Confining Flux Tubes and String Theory


The idea that the strong interactions may be described by a string theory is even older than Quantum Chromodynamics, going back to the Veneziano amplitude, and 't Hooft's idea that gauge theories, in the large-N planar limit, may have such a description is only a little younger. The more recent and radical version of this idea is the Maldacena-Witten-... gauge-string duality.

To learn something about this string theory it is natural to start by focusing upon any degrees of freedom that are manifestly string-like and, in linearly confining theories such as SU(N) gauge theories in D=2+1 and D=3+1, these are long confining flux tubes. One can ask what effective string theory describes their dynamics. Recently there has been substantial analytic progress (Luscher-Weisz, Drummond, Aharony, ...) towards answering this (old) question which, roughly speaking, tells us that the dynamics governing very long flux tubes is, to a certain approximation in powers of 1/l, that of a Nambu-Goto free bosonic string theory.

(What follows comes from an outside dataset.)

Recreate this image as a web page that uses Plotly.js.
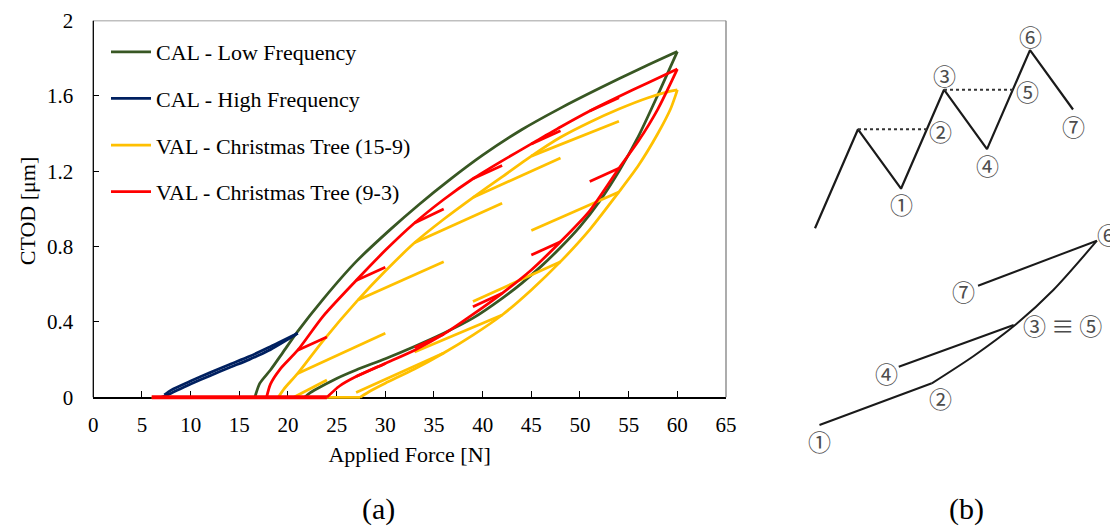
<!DOCTYPE html>
<html><head><meta charset="utf-8">
<script src="https://cdn.plot.ly/plotly-3.0.1.min.js"></script>
<style>html,body{margin:0;padding:0;background:#fff;}#chart{width:1110px;height:526px;}</style>
</head><body><div id="chart"></div>
<script>
// ---------- (a) CTOD vs applied force ----------
// CAL - Low Frequency
const calLowUpF = [16.6, 17.1, 18.2, 19.5, 21, 23.6, 27, 30.5, 33.5, 36.5, 40, 44, 48, 52, 56, 60];
const calLowUpC = [0, 0.074, 0.145, 0.24, 0.35, 0.52, 0.72, 0.89, 1.025, 1.15, 1.285, 1.42, 1.535, 1.64, 1.74, 1.835];
const calLowDnF = [60, 58, 56, 54, 52, 50, 48, 46, 44, 42, 39, 36, 33, 30, 27, 25, 23.5, 22.3, 21.7];
const calLowDnC = [1.835, 1.605, 1.385, 1.20, 1.04, 0.906, 0.795, 0.695, 0.605, 0.525, 0.42, 0.34, 0.27, 0.205, 0.145, 0.10, 0.06, 0.025, 0];
const calLowZeroF = [21.7, 16.6];
const calLowZeroC = [0, 0];
// CAL - High Frequency
const calHighLoadF = [7.0, 8, 10, 12, 14, 16, 18, 21];
const calHighLoadC = [0, 0.022, 0.07, 0.115, 0.158, 0.2, 0.248, 0.34];
const calHighUnF = [21, 18, 16, 14, 12, 10, 8, 7.3];
const calHighUnC = [0.34, 0.264, 0.216, 0.174, 0.131, 0.086, 0.038, 0.013];
// VAL - Christmas Tree (15-9)
const ct159UpF = [19, 19.6, 21, 23.6, 27.2, 30, 33, 36, 39, 42, 45, 48, 51, 54, 57, 59.3, 60];
const ct159UpC = [0, 0.045, 0.127, 0.30, 0.517, 0.67, 0.82, 0.945, 1.06, 1.17, 1.28, 1.38, 1.46, 1.53, 1.59, 1.625, 1.632];
const ct159DnF = [60, 59.8, 59.3, 58, 56, 54, 51, 48, 45, 42, 39, 36, 33, 30, 28.5, 27.4];
const ct159DnC = [1.632, 1.6, 1.53, 1.40, 1.23, 1.09, 0.89, 0.72, 0.57, 0.437, 0.33, 0.235, 0.15, 0.075, 0.035, 0];
const ct159ZeroF = [6, 27.4];
const ct159ZeroC = [0, 0];
const ct159BrA_F = [21, 27.2, 33, 39, 45, 20.6, 54, 48, 42, 36];
const ct159BrA_C = [0.127, 0.517, 0.82, 1.06, 1.28, 0, 1.09, 0.72, 0.437, 0.235];
const ct159BrB_F = [30, 36, 42, 48, 54, 24, 45, 39, 33, 27];
const ct159BrB_C = [0.34, 0.72, 1.03, 1.27, 1.465, 0.092, 0.885, 0.508, 0.24, 0.025];
// VAL - Christmas Tree (9-3)
const ct93UpF = [17.8, 18.2, 19.2, 21, 23.6, 27, 30, 33, 36, 39, 42, 45, 48, 51, 54, 57, 60];
const ct93UpC = [0, 0.07, 0.15, 0.25, 0.43, 0.62, 0.78, 0.925, 1.05, 1.16, 1.255, 1.345, 1.435, 1.52, 1.597, 1.67, 1.742];
const ct93DnF = [60, 58, 56, 54, 51, 48, 45, 42, 39, 36, 33, 30, 27, 25.3, 24];
const ct93DnC = [1.742, 1.53, 1.36, 1.216, 0.99, 0.826, 0.676, 0.552, 0.44, 0.335, 0.25, 0.18, 0.11, 0.06, 0];
const ct93ZeroF = [6, 24];
const ct93ZeroC = [0, 0];
const ct93BrA_F = [21, 27, 33, 39, 45, 51, 54, 48, 42, 36, 30];
const ct93BrA_C = [0.25, 0.62, 0.925, 1.16, 1.345, 1.52, 1.216, 0.826, 0.552, 0.335, 0.18];
const ct93BrB_F = [24, 30, 36, 42, 48, 54, 51, 45, 39, 33, 27];
const ct93BrB_C = [0.32, 0.69, 1.0, 1.23, 1.415, 1.59, 1.145, 0.755, 0.48, 0.265, 0.11];

const xTickVals = [0,5,10,15,20,25,30,35,40,45,50,55,60,65];
const yTickVals = [0,0.4,0.8,1.2,1.6,2];
const yTickText = ['0','0.4','0.8','1.2','1.6','2'];

// ---------- (b) schematic ----------
const treeTime = [0, 1, 2, 3, 4, 5, 6];
const treeLoad = [0, 15, 6, 21, 12, 27, 18];
const dot1Time = [1, 2.6], dot1Load = [15, 15];
const dot2Time = [3, 4.6], dot2Load = [21, 21];
const schemLoadF = [6.1, 14.6];
const schemLoadC = [2.5, 6.67];
const schemEnvF = [14.6, 17.8, 21.0, 23.8, 27.1];
const schemEnvC = [6.67, 9.43, 12.6, 16.0, 20.93];
const schemReF = [12.1, 20.8], schemReC = [8.33, 12.5];
const schemUnF = [18.1, 27.1], schemUnC = [16.43, 20.93];

const GREEN = '#385723', BLUE = '#002060', YELLOW = '#FFC000', RED = '#FF0000';
const LW = 2.75;

function pairs(aF, aC, bF, bC) {
  const x = [], y = [];
  for (let i = 0; i < aF.length; i++) { x.push(aF[i], bF[i], null); y.push(aC[i], bC[i], null); }
  return {x, y};
}
function tr(x, y, color, extra) {
  return Object.assign({type:'scatter', mode:'lines', x:x, y:y, xaxis:'x', yaxis:'y',
    line:{color:color, width:LW}, hoverinfo:'skip', showlegend:false, connectgaps:false}, extra || {});
}
function spl(color) { return {color:color, width:LW, shape:'spline', smoothing:0.7}; }

const b159 = pairs(ct159BrA_F, ct159BrA_C, ct159BrB_F, ct159BrB_C);
const b93 = pairs(ct93BrA_F, ct93BrA_C, ct93BrB_F, ct93BrB_C);

const traces = [
  tr(calLowUpF, calLowUpC, GREEN, {name:'CAL - Low Frequency', showlegend:true, legendgroup:'g', line:spl(GREEN)}),
  tr(calLowDnF, calLowDnC, GREEN, {legendgroup:'g', line:spl(GREEN)}),
  tr(calLowZeroF, calLowZeroC, GREEN, {legendgroup:'g'}),
  tr(calHighLoadF, calHighLoadC, BLUE, {name:'CAL - High Frequency', showlegend:true, legendgroup:'b', line:spl(BLUE)}),
  tr(calHighUnF, calHighUnC, BLUE, {legendgroup:'b', line:spl(BLUE)}),
  tr(ct159ZeroF, ct159ZeroC, YELLOW, {name:'VAL - Christmas Tree (15-9)', showlegend:true, legendgroup:'y'}),
  tr(ct159UpF, ct159UpC, YELLOW, {legendgroup:'y', line:spl(YELLOW)}),
  tr(ct159DnF, ct159DnC, YELLOW, {legendgroup:'y', line:spl(YELLOW)}),
  tr(b159.x, b159.y, YELLOW, {legendgroup:'y'}),
  tr(ct93UpF, ct93UpC, RED, {name:'VAL - Christmas Tree (9-3)', showlegend:true, legendgroup:'r', line:spl(RED)}),
  tr(ct93DnF, ct93DnC, RED, {legendgroup:'r', line:spl(RED)}),
  tr(b93.x, b93.y, RED, {legendgroup:'r'}),
  tr(ct93ZeroF, ct93ZeroC, RED, {legendgroup:'r', line:{color:RED, width:4}}),
  // (b) top: load sequence
  {type:'scatter', mode:'lines', x:treeTime, y:treeLoad, xaxis:'x2', yaxis:'y2', line:{color:'#1a1a1a', width:2.2}, hoverinfo:'skip', showlegend:false},
  {type:'scatter', mode:'lines', x:dot1Time, y:dot1Load, xaxis:'x2', yaxis:'y2', line:{color:'#333', width:2, dash:'dot'}, hoverinfo:'skip', showlegend:false},
  {type:'scatter', mode:'lines', x:dot2Time, y:dot2Load, xaxis:'x2', yaxis:'y2', line:{color:'#333', width:2, dash:'dot'}, hoverinfo:'skip', showlegend:false},
  // (b) bottom: response
  {type:'scatter', mode:'lines', x:schemLoadF, y:schemLoadC, xaxis:'x3', yaxis:'y3', line:{color:'#1a1a1a', width:2}, hoverinfo:'skip', showlegend:false},
  {type:'scatter', mode:'lines', x:schemEnvF, y:schemEnvC, xaxis:'x3', yaxis:'y3', line:{color:'#1a1a1a', width:2, shape:'spline', smoothing:0.8}, hoverinfo:'skip', showlegend:false},
  {type:'scatter', mode:'lines', x:schemReF, y:schemReC, xaxis:'x3', yaxis:'y3', line:{color:'#1a1a1a', width:2}, hoverinfo:'skip', showlegend:false},
  {type:'scatter', mode:'lines', x:schemUnF, y:schemUnC, xaxis:'x3', yaxis:'y3', line:{color:'#1a1a1a', width:2}, hoverinfo:'skip', showlegend:false}
];

const SERIF = 'Liberation Serif, Times New Roman, serif';
const CJK = 'Noto Sans CJK JP, Noto Sans CJK SC, DejaVu Sans, sans-serif';
const circ = {family:CJK, size:23, color:'#4d4d4d'};
function lab(text, xr, yr, x, y, xs, ys, xanchor) {
  return {text:text, xref:xr, yref:yr, x:x, y:y, xshift:xs, yshift:ys, showarrow:false, font:circ, xanchor:xanchor||'center', yanchor:'middle'};
}

const yBot = 1 - 401.45/526, yTop = 1 - 20.5/526;
const layout = {
  width:1110, height:526, margin:{l:0, r:0, t:0, b:0},
  paper_bgcolor:'#ffffff', plot_bgcolor:'#ffffff',
  font:{family:SERIF, color:'#000', size:21},
  showlegend:true,
  legend:{x:106/1110, y:1-31/526, xanchor:'left', yanchor:'top', bgcolor:'rgba(0,0,0,0)', borderwidth:0,
          font:{family:SERIF, size:22, color:'#000'}, traceorder:'grouped', tracegroupgap:15, itemwidth:40},
  xaxis:{domain:[93.3/1110, 726/1110], range:[0,65], tickvals:xTickVals, ticks:'inside', ticklen:6, tickwidth:1, tickcolor:'#000',
         showline:true, linecolor:'#000', linewidth:1.3, showgrid:false, zeroline:false, anchor:'free', position:1-397.3/526,
         layer:'below traces', tickfont:{size:21}, ticklabelstandoff:8,
         title:{text:'Applied Force [N]', font:{size:22}, standoff:10}, fixedrange:true},
  yaxis:{domain:[yBot, yTop], range:[-0.022, 2], tickvals:yTickVals, ticktext:yTickText, ticks:'inside', ticklen:6, tickwidth:1, tickcolor:'#000',
         showline:false, showgrid:false, zeroline:false, anchor:'x', layer:'below traces', tickfont:{size:21}, ticklabelstandoff:19,
         title:{text:'CTOD [μm]', font:{size:22}, standoff:5}, fixedrange:true},
  xaxis2:{domain:[780/1110, 1], range:[-0.814, 6.860], visible:false, anchor:'y2', fixedrange:true},
  yaxis2:{domain:[1-232/526, 1], range:[-0.56, 34.59], visible:false, anchor:'x2', fixedrange:true},
  xaxis3:{domain:[780/1110, 1], range:[3.11, 28.09], visible:false, anchor:'y3', fixedrange:true},
  yaxis3:{domain:[1-470/526, 1-232/526], range:[-2, 21.8], visible:false, anchor:'x3', fixedrange:true},
  shapes:[
    {type:'line', xref:'x domain', yref:'y', x0:0, x1:1, y0:2, y1:2, line:{color:'#808080', width:1.3}},
    {type:'line', xref:'x domain', yref:'y', x0:1, x1:1, y0:0, y1:2, line:{color:'#808080', width:1.3}},
    {type:'line', xref:'x domain', yref:'y', x0:0, x1:0, y0:0, y1:2, line:{color:'#000', width:1.3}}
  ],
  annotations:[
    {text:'(a)', xref:'paper', yref:'paper', x:378/1110, y:1-509/526, showarrow:false, font:{family:SERIF, size:30, color:'#000'}, xanchor:'center', yanchor:'middle'},
    {text:'(b)', xref:'paper', yref:'paper', x:966/1110, y:1-509/526, showarrow:false, font:{family:SERIF, size:30, color:'#000'}, xanchor:'center', yanchor:'middle'},
    lab('①','x2','y2', 2, 6, 0, -15),
    lab('②','x2','y2', 2.6, 15, 14, -2),
    lab('③','x2','y2', 3, 21, 0, 15),
    lab('④','x2','y2', 4, 12, 0, -16),
    lab('⑤','x2','y2', 4.6, 21, 15, -1),
    lab('⑥','x2','y2', 5, 27, 0, 14),
    lab('⑦','x2','y2', 6, 18, 0, -16),
    lab('①','x3','y3', 6.1, 2.5, 0, -16),
    lab('②','x3','y3', 14.6, 6.67, 9, -15),
    lab('③ ≡ ⑤','x3','y3', 21.0, 12.6, 5, -1, 'left'),
    lab('④','x3','y3', 12.1, 8.33, -12, -6),
    lab('⑦','x3','y3', 18.1, 16.43, -15, -5),
    lab('⑥','x3','y3', 27.1, 20.93, 12, 7)
  ]
};

Plotly.newPlot('chart', traces, layout, {displayModeBar:false, staticPlot:true});
</script></body></html>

At the same time numerical lattice calculations of the low-lying excitations of closed flux tubes in D=2+1 and D=3+1 have shown that (nearly) all the calculated energies are remarkably close to those of the free bosonic string theory even when the flux tube length l is not much greater than its width so that an expansion in powers of 1/l no longer converges.

This is an area in which interesting progress is being simultaneously made from various analytic and numerical directions. For an overview see the talks at the recent Workshop: Confining Flux Tubes and Strings (ECT, Trento ,July 2010).